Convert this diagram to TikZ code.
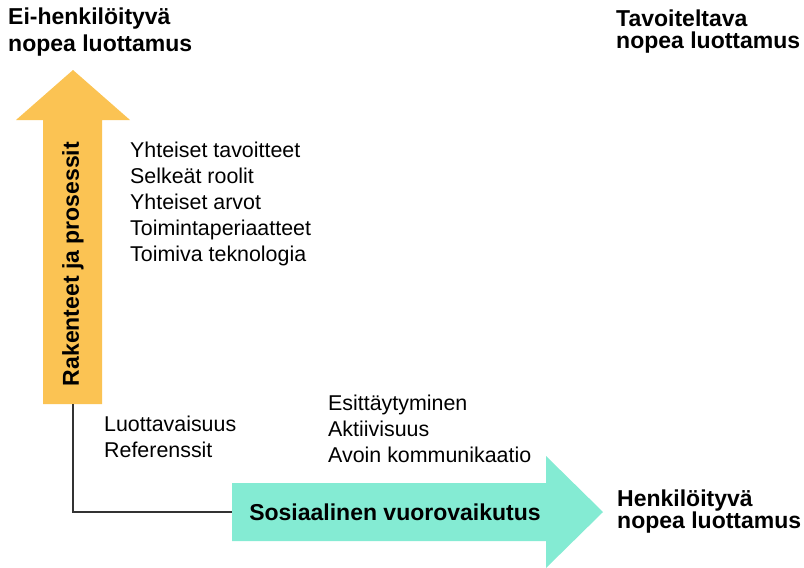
\documentclass[tikz,border=0pt]{standalone}
\usepackage{fontspec}
\setmainfont{Liberation Sans}
\usetikzlibrary{positioning}

\definecolor{rakcol}{HTML}{FBC353}
\definecolor{soscol}{HTML}{84EBD3}
\definecolor{linecol}{HTML}{333333}

\begin{document}
\begin{tikzpicture}[
    x=1pt, y=-1pt,
    title/.style={font=\fontsize{23}{26}\selectfont\bfseries, align=left, anchor=base west, inner sep=0pt},
    item/.style={font=\fontsize{21.4}{26}\selectfont, anchor=base west, inner sep=0pt},
    barlabel/.style={font=\fontsize{23}{26}\selectfont\bfseries, inner sep=0pt}
]
\useasboundingbox (0,0) rectangle (804,568);

% Arrows
\fill[rakcol] (43,404) -- (43,120) -- (16,120) -- (73,70) -- (130,120) -- (102,120) -- (102,404) -- cycle;
\fill[soscol] (232,483) -- (546,483) -- (546,456) -- (603,512) -- (546,568) -- (546,541) -- (232,541) -- cycle;
\node[barlabel, rotate=90] (rak) at (73,264) {Rakenteet ja prosessit};
\node[barlabel] (sos) at (395,512) {Sosiaalinen vuorovaikutus};

% Corner link
\coordinate (rakend) at (73,404);
\coordinate (sosend) at (232,512);
\draw[linecol, line width=1.2pt] (rakend) |- (sosend);

% Corner titles (base = last line)
\node[title] (eihenk) at (8,51) {Ei-henkilöityvä\\[1pt]nopea luottamus};
\node[title] (tavoite) at (616,48) {Tavoiteltava\\[-4pt]nopea luottamus};
\node[title] (henk) at (617,528) {Henkilöityvä\\[-4pt]nopea luottamus};

% Lists
\foreach \txt [count=\i] in {Yhteiset tavoitteet, Selkeät roolit, Yhteiset arvot, Toimintaperiaatteet, Toimiva teknologia}
  \node[item] (goal\i) at (130,131+26*\i) {\txt};
\foreach \txt [count=\i] in {Luottavaisuus, Referenssit}
  \node[item] (trust\i) at (104,405+26*\i) {\txt};
\foreach \txt [count=\i] in {Esittäytyminen, Aktiivisuus, Avoin kommunikaatio}
  \node[item] (social\i) at (328,384+26*\i) {\txt};

\end{tikzpicture}
\end{document}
- - - -
### DIRECTIVE
Leave out the pictures. Transcribe only the lines above, from the first through the one that contains "(0,0) rectangle (804,568);".

### COMPLETED TASK
Convert this diagram to TikZ code.
\documentclass[tikz,border=0pt]{standalone}
\usepackage{fontspec}
\setmainfont{Liberation Sans}
\usetikzlibrary{positioning}

\definecolor{rakcol}{HTML}{FBC353}
\definecolor{soscol}{HTML}{84EBD3}
\definecolor{linecol}{HTML}{333333}

\begin{document}
\begin{tikzpicture}[
    x=1pt, y=-1pt,
    title/.style={font=\fontsize{23}{26}\selectfont\bfseries, align=left, anchor=base west, inner sep=0pt},
    item/.style={font=\fontsize{21.4}{26}\selectfont, anchor=base west, inner sep=0pt},
    barlabel/.style={font=\fontsize{23}{26}\selectfont\bfseries, inner sep=0pt}
]
\useasboundingbox (0,0) rectangle (804,568);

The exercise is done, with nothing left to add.